>> START Dataset content

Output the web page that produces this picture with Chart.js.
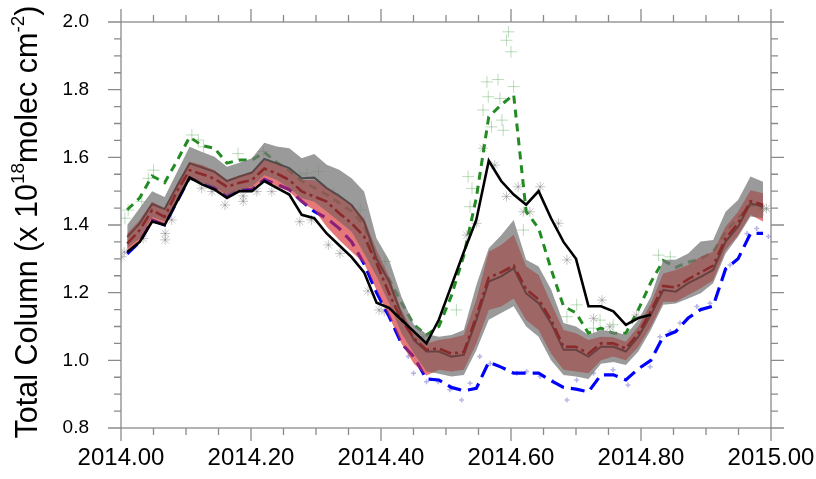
<!DOCTYPE html>
<html><head><meta charset="utf-8">
<script src="https://cdn.jsdelivr.net/npm/chart.js@4.4.1/dist/chart.umd.min.js"></script>
<style>html,body{margin:0;padding:0;background:#fff;}#wrap{width:816px;height:479px;}</style>
</head><body><div id="wrap"><canvas id="c" width="816" height="479"></canvas></div>
<script>
// weekly sample times (decimal year)
const weekX = [2014.0096,2014.0288,2014.0479,2014.0671,2014.0863,2014.1055,2014.1247,2014.1438,2014.1630,2014.1822,2014.2014,2014.2205,2014.2397,2014.2589,2014.2781,2014.2973,2014.3164,2014.3356,2014.3548,2014.3740,2014.3932,2014.4123,2014.4315,2014.4507,2014.4699,2014.4890,2014.5082,2014.5274,2014.5466,2014.5658,2014.5849,2014.6041,2014.6233,2014.6425,2014.6616,2014.6808,2014.7000,2014.7192,2014.7384,2014.7575,2014.7767,2014.7959,2014.8151,2014.8342,2014.8534,2014.8726,2014.8918,2014.9110,2014.9301,2014.9493,2014.9685,2014.9877];
// observations (black solid)
const obsLine = [1.32,1.35,1.41,1.40,1.47,1.54,1.52,1.505,1.48,1.50,1.50,1.53,1.51,1.49,1.43,1.42,1.375,1.34,1.305,1.26,1.17,1.155,1.12,1.085,1.05,1.12,1.22,1.32,1.415,1.59,1.53,1.49,1.46,1.50,1.42,1.35,1.30,1.16,1.16,1.145,1.105,1.125,1.135,null,null,null,null,null,null,null,null,null];
// green dashed series
const greenLine = [1.445,1.48,1.545,1.525,1.59,1.66,1.635,1.627,1.583,1.592,1.592,1.615,1.585,1.56,1.53,1.51,1.49,1.465,1.44,1.40,1.29,1.24,1.17,1.105,1.075,1.10,1.19,1.31,1.48,1.72,1.755,1.785,1.44,1.39,1.27,1.16,1.14,1.08,1.095,1.08,1.08,1.15,1.23,1.295,1.275,1.29,1.30,1.32,1.38,1.42,1.46,1.45];
// blue long-dashed series
const blueLine = [1.315,1.35,1.415,1.40,1.47,1.54,1.525,1.51,1.485,1.505,1.505,1.535,1.52,1.505,1.47,1.44,1.42,1.39,1.35,1.285,1.20,1.13,1.05,1.01,0.945,0.942,0.92,0.91,0.917,0.995,0.98,0.962,0.962,0.962,0.94,0.92,0.915,0.907,0.957,0.957,0.942,0.975,1.0,1.07,1.085,1.125,1.15,1.16,1.27,1.30,1.375,1.375];
// grey ensemble envelope and mean
const greyHigh = [1.40,1.45,1.50,1.483,1.557,1.631,1.616,1.602,1.572,1.584,1.597,1.643,1.632,1.627,1.597,1.61,1.578,1.563,1.538,1.499,1.36,1.297,1.188,1.105,1.078,1.07,1.075,1.09,1.222,1.331,1.37,1.415,1.297,1.277,1.21,1.11,1.10,1.075,1.09,1.085,1.075,1.119,1.188,1.297,1.297,1.316,1.351,1.356,1.439,1.474,1.543,1.528];
const greyLow = [1.331,1.36,1.424,1.41,1.474,1.533,1.523,1.513,1.488,1.503,1.513,1.547,1.533,1.509,1.479,1.469,1.44,1.41,1.38,1.316,1.248,1.169,1.08,1.02,0.967,0.96,0.952,0.957,1.03,1.12,1.14,1.16,1.10,1.07,1.0,0.957,0.952,0.945,0.99,0.995,0.986,1.026,1.09,1.164,1.168,1.183,1.198,1.228,1.316,1.365,1.425,1.42];
const greyMean = [1.365,1.405,1.462,1.447,1.515,1.582,1.57,1.557,1.53,1.543,1.555,1.595,1.582,1.568,1.538,1.54,1.509,1.486,1.459,1.41,1.30,1.233,1.135,1.06,1.026,1.026,1.011,1.016,1.119,1.233,1.248,1.272,1.198,1.169,1.11,1.031,1.031,1.011,1.04,1.04,1.026,1.07,1.134,1.208,1.203,1.228,1.247,1.267,1.351,1.395,1.464,1.454];
// red ensemble envelope and mean
const redHigh = [1.375,1.415,1.469,1.449,1.523,1.587,1.577,1.562,1.533,1.547,1.557,1.592,1.582,1.563,1.533,1.533,1.509,1.484,1.459,1.42,1.326,1.248,1.149,1.08,1.05,1.06,1.065,1.075,1.179,1.321,1.341,1.371,1.277,1.252,1.169,1.09,1.08,1.06,1.07,1.068,1.055,1.10,1.168,1.257,1.267,1.282,1.306,1.321,1.395,1.439,1.503,1.494];
const redLow = [1.32,1.35,1.415,1.40,1.475,1.54,1.525,1.51,1.485,1.505,1.505,1.535,1.514,1.499,1.464,1.445,1.395,1.356,1.321,1.287,1.208,1.13,1.05,0.99,0.955,0.972,0.967,0.972,1.05,1.149,1.159,1.183,1.119,1.09,1.02,0.972,0.967,0.962,1.0,1.011,1.0,1.04,1.1,1.173,1.173,1.193,1.213,1.237,1.326,1.37,1.43,1.41];
const redMean = [1.345,1.385,1.444,1.424,1.50,1.562,1.55,1.537,1.513,1.525,1.533,1.567,1.552,1.533,1.499,1.484,1.469,1.435,1.405,1.366,1.287,1.198,1.12,1.065,1.031,1.035,1.02,1.025,1.13,1.245,1.26,1.28,1.21,1.18,1.12,1.04,1.04,1.02,1.05,1.05,1.035,1.08,1.145,1.22,1.215,1.24,1.26,1.28,1.36,1.405,1.47,1.46];
// individual measurements
const starX = [2014.001,2014.005,2014.034,2014.068,2014.068,2014.078,2014.124,2014.140,2014.160,2014.188,2014.188,2014.209,2014.232,2014.275,2014.293,2014.319,2014.337,2014.380,2014.397,2014.405,2014.465,2014.532,2014.547,2014.557,2014.575,2014.593,2014.611,2014.619,2014.629,2014.645,2014.673,2014.686,2014.727,2014.740,2014.752,2014.793,2014.993,2014.986];
const starY = [1.306,1.32,1.36,1.375,1.356,1.415,1.509,1.499,1.459,1.486,1.47,1.499,1.499,1.41,1.415,1.341,1.316,1.205,1.149,1.145,1.07,1.37,1.405,1.627,1.577,1.484,1.513,1.439,1.439,1.513,1.405,1.297,1.124,1.178,1.099,1.134,1.449,1.45];
const plusX = [2014.006,2014.011,2014.032,2014.050,2014.042,2014.109,2014.119,2014.127,2014.180,2014.219,2014.275,2014.286,2014.304,2014.327,2014.368,2014.406,2014.516,2014.537,2014.534,2014.540,2014.557,2014.563,2014.565,2014.570,2014.580,2014.583,2014.586,2014.588,2014.593,2014.596,2014.600,2014.604,2014.619,2014.686,2014.701,2014.727,2014.737,2014.757,2014.827,2014.845,2014.988];
const plusY = [1.42,1.444,1.469,1.562,1.538,1.666,1.651,1.631,1.611,1.617,1.548,1.553,1.558,1.494,1.444,1.292,1.149,1.454,1.543,1.508,1.74,1.823,1.779,1.69,1.83,1.774,1.71,1.68,1.946,1.971,1.912,1.809,1.385,1.129,1.164,1.095,1.119,1.105,1.311,1.306,1.445];
const dotX = [2014.442,2014.450,2014.470,2014.488,2014.506,2014.524,2014.537,2014.552,2014.568,2014.609,2014.624,2014.645,2014.665,2014.686,2014.701,2014.727,2014.757,2014.780,2014.814,2014.829,2014.845,2014.860,2014.886,2014.906,2014.937,2014.963,2014.978,2014.996];
const dotY = [1.011,0.962,0.937,0.937,0.913,0.883,0.932,1.011,0.991,0.962,0.967,0.952,0.937,0.883,0.942,0.962,0.972,0.927,0.981,1.070,1.085,1.11,1.159,1.169,1.282,1.375,1.39,1.366];
const xTicks = [2014.0,2014.2,2014.4,2014.6,2014.8,2015.0];
const yTicks = [0.8,1.0,1.2,1.4,1.6,1.8,2.0];

const FONT = '"Liberation Sans", Arial, Helvetica, sans-serif';
function pts(xs, ys){ return xs.map((x,i)=>({x:x, y:ys[i]})); }
function line(label, ys, color, width, dash, order, extra){
  return Object.assign({type:'line', label, data: pts(weekX, ys), borderColor: color, borderWidth: width,
    borderDash: dash || [], pointRadius: 0, tension: 0, fill: false, spanGaps: false, order}, extra || {});
}
const NONE = 'rgba(0,0,0,0)';

const frame = {
  id: 'frame',
  afterDraw(chart){
    const ctx = chart.ctx, a = chart.chartArea, xs = chart.scales.x, ys = chart.scales.y;
    ctx.save();
    ctx.strokeStyle = '#8a8a8a'; ctx.lineWidth = 1.3;
    ctx.strokeRect(a.left, a.top, a.right - a.left, a.bottom - a.top);
    ctx.beginPath();
    for (let i = 0; i <= 20; i++) {
      const v = 2014 + i * 0.05, px = xs.getPixelForValue(v), L = (i % 4 === 0) ? 13 : 7;
      ctx.moveTo(px, a.bottom); ctx.lineTo(px, a.bottom + L);
      ctx.moveTo(px, a.top); ctx.lineTo(px, a.top - L);
    }
    for (let i = 0; i <= 24; i++) {
      const v = 0.8 + i * 0.05, py = ys.getPixelForValue(v), L = (i % 4 === 0) ? 13 : 7;
      ctx.moveTo(a.left, py); ctx.lineTo(a.left - L, py);
      ctx.moveTo(a.right, py); ctx.lineTo(a.right + L, py);
    }
    ctx.stroke();
    // y-axis title with superscripts, fitted to the reference length
    const base = 26;
    const segs = [['Total Column (x 10', 1, 0], ['18', 0.62, 0.42], ['molec cm', 1, 0], ['-2', 0.62, 0.42], [')', 1, 0]];
    let w = 0;
    segs.forEach(s => { ctx.font = (base * s[1]) + 'px ' + FONT; w += ctx.measureText(s[0]).width; });
    const size = base * 433 / w;
    let total = 0;
    segs.forEach(s => { ctx.font = (size * s[1]) + 'px ' + FONT; total += ctx.measureText(s[0]).width; });
    ctx.translate(37, 222); ctx.rotate(-Math.PI / 2);
    ctx.fillStyle = '#000'; ctx.textBaseline = 'alphabetic';
    let x = -total / 2;
    segs.forEach(s => { ctx.font = (size * s[1]) + 'px ' + FONT; ctx.fillText(s[0], x, -s[2] * size); x += ctx.measureText(s[0]).width; });
    ctx.restore();
  }
};

new Chart(document.getElementById('c'), {
  type: 'line',
  data: { datasets: [
    line('Observations', obsLine, '#000000', 2.6, [], 5),
    line('Model red mean', redMean, '#8b2a2a', 2.6, [12,4,3,4], 7),
    line('Model red high (top)', redHigh, NONE, 0, [], 8, {fill: '+1', backgroundColor: 'rgba(170,40,40,0.3)'}),
    line('Model red low (top)', redLow, NONE, 0, [], 8),
    line('Model grey mean', greyMean, 'rgba(70,70,70,0.9)', 2, [], 9),
    line('Model grey high', greyHigh, NONE, 0, [], 10, {fill: '+1', backgroundColor: 'rgba(120,120,120,0.75)'}),
    line('Model grey low', greyLow, NONE, 0, [], 10),
    line('Model red high (base)', redHigh, NONE, 0, [], 12, {fill: '+1', backgroundColor: 'rgba(255,60,60,0.5)'}),
    line('Model red low (base)', redLow, NONE, 0, [], 12),
    line('Green', greenLine, '#228b22', 3, [8,6], 14),
    line('Blue', blueLine, '#0000ff', 3.2, [14,7], 15),
    {type:'scatter', label:'dots', data: pts(dotX, dotY), pointStyle:'cross', pointRadius:2.5, borderColor:'rgba(120,120,210,0.55)', borderWidth:1.5, showLine:false, order:18},
    {type:'scatter', label:'plus', data: pts(plusX, plusY), pointStyle:'cross', pointRadius:6, borderColor:'rgba(34,139,34,0.3)', borderWidth:1, showLine:false, order:19},
    {type:'scatter', label:'stars', data: pts(starX, starY), pointStyle:'star', pointRadius:5, borderColor:'rgba(110,110,110,0.4)', borderWidth:1, showLine:false, order:20}
  ]},
  options: {
    responsive: false, animation: false, devicePixelRatio: 1,
    layout: { padding: { top: 22, right: 45, left: 0, bottom: 0 } },
    plugins: { legend: { display: false }, tooltip: { enabled: false } },
    scales: {
      x: { type: 'linear', position: 'bottom', min: 2014, max: 2015,
        afterBuildTicks: s => { s.ticks = xTicks.map(v => ({value: v})); },
        afterFit: s => { s.height = 51; s.paddingLeft = 0; s.paddingRight = 0; },
        grid: { display: false, drawTicks: false }, border: { display: false },
        ticks: { callback: v => v.toFixed(2), font: { size: 24, family: FONT }, color: '#000', padding: 16, maxRotation: 0, autoSkip: false } },
      y: { type: 'linear', min: 0.8, max: 2.0,
        afterBuildTicks: s => { s.ticks = yTicks.map(v => ({value: v})); },
        afterFit: s => { s.width = 121; s.paddingTop = 0; s.paddingBottom = 0; },
        grid: { display: false, drawTicks: false }, border: { display: false },
        ticks: { callback: v => v.toFixed(1), font: { size: 19, family: FONT }, color: '#000', padding: 32 } }
    }
  },
  plugins: [frame]
});
</script></body></html>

>> END Dataset content

What to do: Show every line above in which the word "with" occurs.

Reply:
Output the web page that produces this picture with Chart.js.
    // y-axis title with superscripts, fitted to the reference length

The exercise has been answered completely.